The main project efforts have subsequently been dedicated to the acquisition of new observational data to meet three core objectives: (1) resolve the rate and spatial pattern of Ediacaran-early Cambrian paleomagnetic directional change, (2) determine the strength and stability of the geomagnetic field at this time, and (3) evaluate the fidelity of magnetization carriers in key Ediacaran-early Cambrian units. Work toward objective (1) has proceeded through sampling campaigns to Ediacaran-early Cambrian sedimentary successions in northern and central Norway, Spain, and Paraguay, in addition to the re-dating of Ediacaran volcanic units from Morocco that have yielded key paleomagnetic constraints. The latter has yielded an early breakthrough: demonstrating that mid-late Ediacaran paleomagnetic directions shifted by more than 90 degrees in just a few million years. Work toward objective (2) has been made through sampling campaigns to a coeval set of early Ediacaran dike swarms in southwestern Norway and northeastern Canada, for which new paleointensity and geochronological analyses are underway. Preliminary results have revealed hitherto unrecognized complexities in the magnetizations of the Norwegian dikes, further reinforcing the notion that geomagnetic field may have been complex at this time. Work toward objective (3) has proceeded through sampling campaigns to similarly aged carbonatite complexes in Norway and Sweden, as well as Ediacaran volcanic rocks in eastern North America—all of which have previously yielded complex magnetic signals. Our reinvestigations of these units are presently ongoing, but we have made important progress in identifying and dissecting both remagnetizations and likely primary signals in these complex records.

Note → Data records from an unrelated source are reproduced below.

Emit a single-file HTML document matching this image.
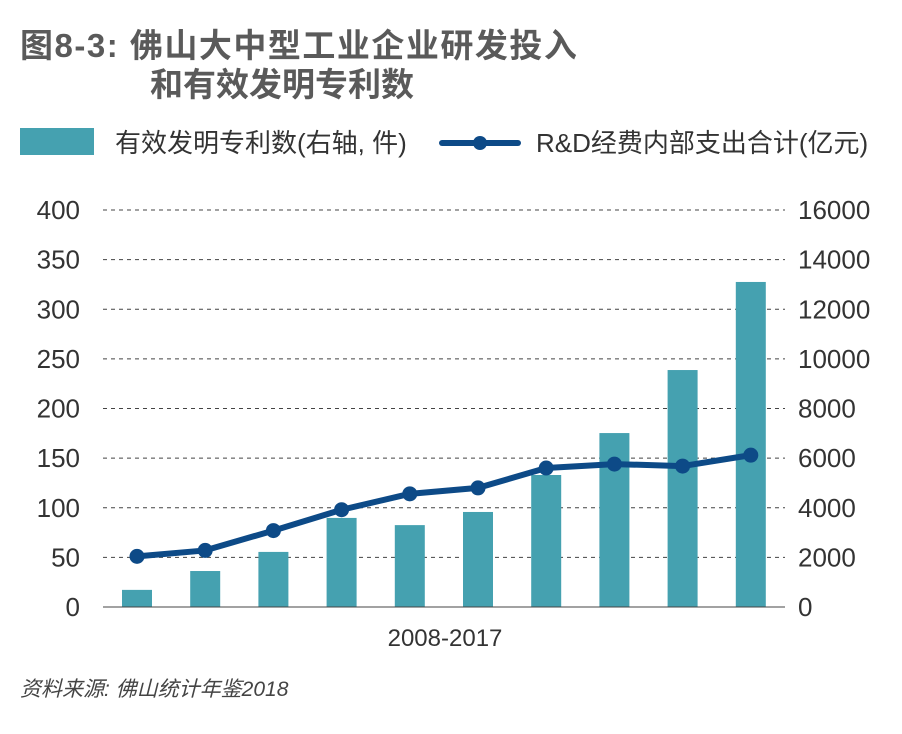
<!DOCTYPE html>
<html><head><meta charset="utf-8"><style>
body{margin:0;background:#fff;}
svg text{font-family:"Liberation Sans","Noto Sans CJK SC",sans-serif;}
</style></head><body>
<svg width="902" height="729" viewBox="0 0 902 729">
<text x="20" y="57" font-size="33" font-weight="bold" fill="#5a5a5a" letter-spacing="1.5">图8-3: 佛山大中型工业企业研发投入</text>
<text x="150" y="96" font-size="33" font-weight="bold" fill="#5a5a5a">和有效发明专利数</text>
<rect x="20" y="128" width="74" height="27" fill="#45a1b0"/>
<text x="115" y="152" font-size="26" fill="#333">有效发明专利数(右轴, 件)</text>
<line x1="442" y1="143" x2="518" y2="143" stroke="#0d4a87" stroke-width="6" stroke-linecap="round"/>
<circle cx="480" cy="143" r="7" fill="#0d4a87"/>
<text x="536" y="152" font-size="26" fill="#333">R&amp;D经费内部支出合计(亿元)</text>
<g id="grid"></g><g id="bars"></g><g id="line"></g><g id="axes"></g>
<text x="445" y="646" font-size="24" fill="#333" text-anchor="middle">2008-2017</text>
<text x="20" y="696" font-size="21" font-style="italic" fill="#444">资料来源: 佛山统计年鉴2018</text>
</svg>
<script>
const years=["2008","2009","2010","2011","2012","2013","2014","2015","2016","2017"];
const patents=[690,1450,2220,3590,3300,3830,5320,7010,9550,13100];
const rnd=[51,57,77,98,114,120,140,144,142,153];
const leftTicks=[0,50,100,150,200,250,300,350,400];
const rightTicks=[0,2000,4000,6000,8000,10000,12000,14000,16000];
const NS="http://www.w3.org/2000/svg";
const y0=607,y1=210,xL=103,xR=785;
const yL=v=>y0-(v/400)*(y0-y1);
const yR=v=>y0-(v/16000)*(y0-y1);
const step=68.2,x0=137;
const xs=i=>x0+i*step;
function mk(t,a,p){const e=document.createElementNS(NS,t);for(const k in a)e.setAttribute(k,a[k]);document.getElementById(p).appendChild(e);return e;}
leftTicks.forEach((v,i)=>{
  if(v>0){const g=mk('line',{x1:xL,x2:xR,y1:yL(v),y2:yL(v),stroke:'#444','stroke-width':1,'stroke-dasharray':'4,4'},'grid');
  
  }
  const t=mk('text',{x:80,y:yL(v)+9,'font-size':26,fill:'#333','text-anchor':'end'},'axes');t.textContent=v;
  
  
});
rightTicks.forEach(v=>{
  const t=mk('text',{x:798,y:yR(v)+9,'font-size':26,fill:'#333'},'axes');t.textContent=v;
  
  
});
const base=mk('line',{x1:xL,x2:xR,y1:y0,y2:y0,stroke:'#444','stroke-width':1},'axes');


patents.forEach((v,i)=>{
  const r=mk('rect',{x:xs(i)-15,y:yR(v),width:30,height:y0-yR(v),fill:'#45a1b0'},'bars');
  
  
});
const pl=mk('polyline',{points:rnd.map((v,i)=>xs(i)+','+yL(v)).join(' '),fill:'none',stroke:'#0d4a87','stroke-width':6,'stroke-linejoin':'round'},'line');


rnd.forEach((v,i)=>{
  const c=mk('circle',{cx:xs(i),cy:yL(v),r:7.5,fill:'#0d4a87'},'line');
  
  
});
</script>
</body></html>
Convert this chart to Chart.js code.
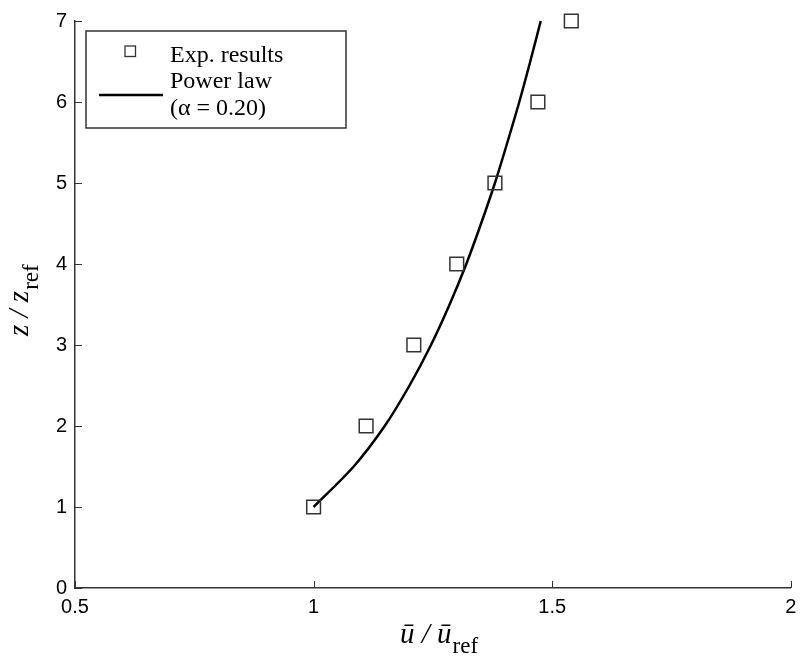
<!DOCTYPE html>
<html>
<head>
<meta charset="utf-8">
<script src="https://cdn.jsdelivr.net/npm/chart.js@4.4.0/dist/chart.umd.min.js"></script>
<style>
    html, body { margin: 0; padding: 0; background: #ffffff; }
    #wrap { width: 802px; height: 657px; }
</style>
</head>
<body>
<div id="wrap"><canvas id="profileChart" width="802" height="657"></canvas></div>
<script>
// Experimental points (u/uref, z/zref)
const expU = [1.00, 1.11, 1.21, 1.30, 1.38, 1.47, 1.54];
const expZ = [1, 2, 3, 4, 5, 6, 7];

// Power law curve
const lawZ = [1, 1.5, 2, 2.5, 3, 3.5, 4, 4.5, 5, 5.5, 6, 6.5, 7];
const lawU = [1.000, 1.084, 1.149, 1.201, 1.246, 1.285, 1.320, 1.351, 1.380, 1.406, 1.431, 1.454, 1.476];

// Tick labels
const xTicks = [0.5, 1, 1.5, 2];
const yTicks = [0, 1, 2, 3, 4, 5, 6, 7];

const legendLabels = ['Exp. results', 'Power law', '(\u03b1 = 0.20)'];

const serif = '"Liberation Serif", "Times New Roman", serif';
const sans = '"Liberation Sans", Arial, Helvetica, sans-serif';
const axisGrey = '#333333';

// draws "a / a" + subscript along the current x direction
function drawRatioTitle(ctx, sym) {
    ctx.font = 'italic 29px ' + serif;
    const main = sym + ' / ' + sym;
    ctx.fillText(main, 0, 0);
    const w = ctx.measureText(main).width;
    ctx.font = '23px ' + serif;
    ctx.fillText('ref', w + 1, 10);
}

// inward ticks, axis titles with subscripts, boxed legend
const decorPlugin = {
    id: 'decor',
    afterDraw(chart) {
        const ctx = chart.ctx;
        const xs = chart.scales.x;
        const ys = chart.scales.y;
        const area = chart.chartArea;

        ctx.save();
        ctx.strokeStyle = axisGrey;
        ctx.lineWidth = 1;
        xTicks.forEach(v => {
            const px = Math.round(xs.getPixelForValue(v)) + 0.5;
            ctx.beginPath();
            ctx.moveTo(px, area.bottom);
            ctx.lineTo(px, area.bottom - 7);
            ctx.stroke();
        });
        yTicks.forEach(v => {
            const py = Math.round(ys.getPixelForValue(v)) + 0.5;
            ctx.beginPath();
            ctx.moveTo(area.left, py);
            ctx.lineTo(area.left + 7, py);
            ctx.stroke();
        });

        ctx.fillStyle = '#000';
        ctx.textBaseline = 'alphabetic';
        ctx.textAlign = 'left';

        // x title: u-bar / u-bar_ref
        ctx.save();
        ctx.translate(400, 643);
        drawRatioTitle(ctx, '\u016b');
        ctx.restore();

        // y title: z / z_ref (rotated)
        ctx.save();
        ctx.translate(28, 336);
        ctx.rotate(-Math.PI / 2);
        drawRatioTitle(ctx, 'z');
        ctx.restore();

        // legend
        ctx.fillStyle = '#fff';
        ctx.fillRect(86, 31, 260, 97);
        ctx.strokeStyle = axisGrey;
        ctx.lineWidth = 1.5;
        ctx.strokeRect(86, 31, 260, 97);

        ctx.lineWidth = 1.3;
        ctx.strokeRect(125, 46, 10.5, 10.5);

        ctx.strokeStyle = '#000';
        ctx.lineWidth = 2.5;
        ctx.beginPath();
        ctx.moveTo(99, 95);
        ctx.lineTo(163, 95);
        ctx.stroke();

        ctx.fillStyle = '#000';
        ctx.font = '24px ' + serif;
        ctx.fillText(legendLabels[0], 170, 62);
        ctx.fillText(legendLabels[1], 170, 88);
        ctx.fillText(legendLabels[2], 170, 115);
        ctx.restore();
    }
};

const chart = new Chart(document.getElementById('profileChart').getContext('2d'), {
    type: 'scatter',
    data: {
        datasets: [
            {
                label: 'Power law',
                data: lawU.map((u, i) => ({ x: u, y: lawZ[i] })),
                showLine: true,
                borderColor: '#000000',
                borderWidth: 2.5,
                pointRadius: 0,
                tension: 0.3,
                fill: false,
                clip: false,
                order: 2
            },
            {
                label: 'Exp. results',
                data: expU.map((u, i) => ({ x: u, y: expZ[i] })),
                pointStyle: 'rect',
                pointRadius: 9.7,
                borderColor: axisGrey,
                borderWidth: 1.5,
                backgroundColor: 'rgba(0,0,0,0)',
                clip: false,
                order: 1
            }
        ]
    },
    options: {
        responsive: false,
        animation: false,
        layout: {
            padding: { top: 21, right: 4, left: 0, bottom: 0 }
        },
        plugins: {
            legend: { display: false },
            tooltip: { enabled: false }
        },
        scales: {
            x: {
                type: 'linear',
                min: 0.5,
                max: 2,
                afterBuildTicks: s => { s.ticks = xTicks.map(v => ({ value: v })); },
                afterFit: s => { s.height = 69; s.paddingLeft = 0; s.paddingRight = 0; },
                ticks: {
                    color: '#000',
                    font: { family: sans, size: 20 },
                    padding: 7,
                    maxRotation: 0,
                    callback: v => String(v)
                },
                grid: { display: true, drawOnChartArea: false, drawTicks: false, color: 'rgba(0,0,0,0)' },
                border: { display: true, color: axisGrey, width: 1.5 }
            },
            y: {
                type: 'linear',
                min: 0,
                max: 7,
                afterBuildTicks: s => { s.ticks = yTicks.map(v => ({ value: v })); },
                afterFit: s => { s.width = 75; s.paddingTop = 0; s.paddingBottom = 0; },
                ticks: {
                    color: '#000',
                    font: { family: sans, size: 20 },
                    padding: 8,
                    callback: v => String(v)
                },
                grid: { display: true, drawOnChartArea: false, drawTicks: false, color: 'rgba(0,0,0,0)' },
                border: { display: true, color: axisGrey, width: 1.5 }
            }
        }
    },
    plugins: [decorPlugin]
});
</script>
</body>
</html>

In the near-term, our efforts will be dedicated to bringing these ongoing, multipronged analyses to completion, and in selecting key targets for focused follow-up analyses to best refine our understanding of the paleomagnetic changes from this time.
Our finding that the rate of paleomagnetic directional change in the mid-late Ediacaran was greater than 10 degrees per million years is a breakthrough in demonstrating that these changes could not have arisen principally from ultra-fast plate motions or rapid episodes of solid Earth tilting ('true polar wander'). Because the associated paleomagnetic data have also passed field tests indicating that they represent primary magnetizations of high-fidelity, the directional changes are not attributable to differential remagnetizations. This leaves the conclusion that the directional changes are due to changes in the magnetic field itself—and possibly to the temporary existence of a geomagnetic field that was oriented at high angle to the planetary rotation axis (along which the geomagnetic field is otherwise assumed to have remained aligned). Although this was one of the initial hypotheses that we set out to test, a past orientation of the geomagnetic field at high angle to the planetary rotation axis has not been anticipated by numerical models of Earth's magnetic field, nor is it readily explainable by them. This result will therefore serve as an impetus for further dedicated work to understand this phenomenon and the history of the geomagnetic field in general, as well as the potential consequences this could have had for the biosphere and atmosphere.

We have discovered that some of the Ediacaran-early Cambrian sedimentary successions that we are investigating have been pervasively remagnetized (the primary magnetization that was acquired when the rock formed has been replaced by one or more younger, secondary magnetizations). Remagnetizations are a widespread problem in paleomagnetism, notably because their mechanisms and timing are often unconstrained or only speculative. Because one of EPIC's objectives is to better characterize the history and fidelity of the magnetization carriers in Ediacaran and early Cambrian units, we have developed new methods to unravel the mechanisms of remagnetization through paired rock magnetic and geochemical analyses jointly evaluated with machine-learning. These tools have already yielded important insights concerning the specific history of the units that we are investigating, but we plan to explore how they may be deployed more widely and used in conjunction with geochronometers to directly constrain the age of remagnetization events.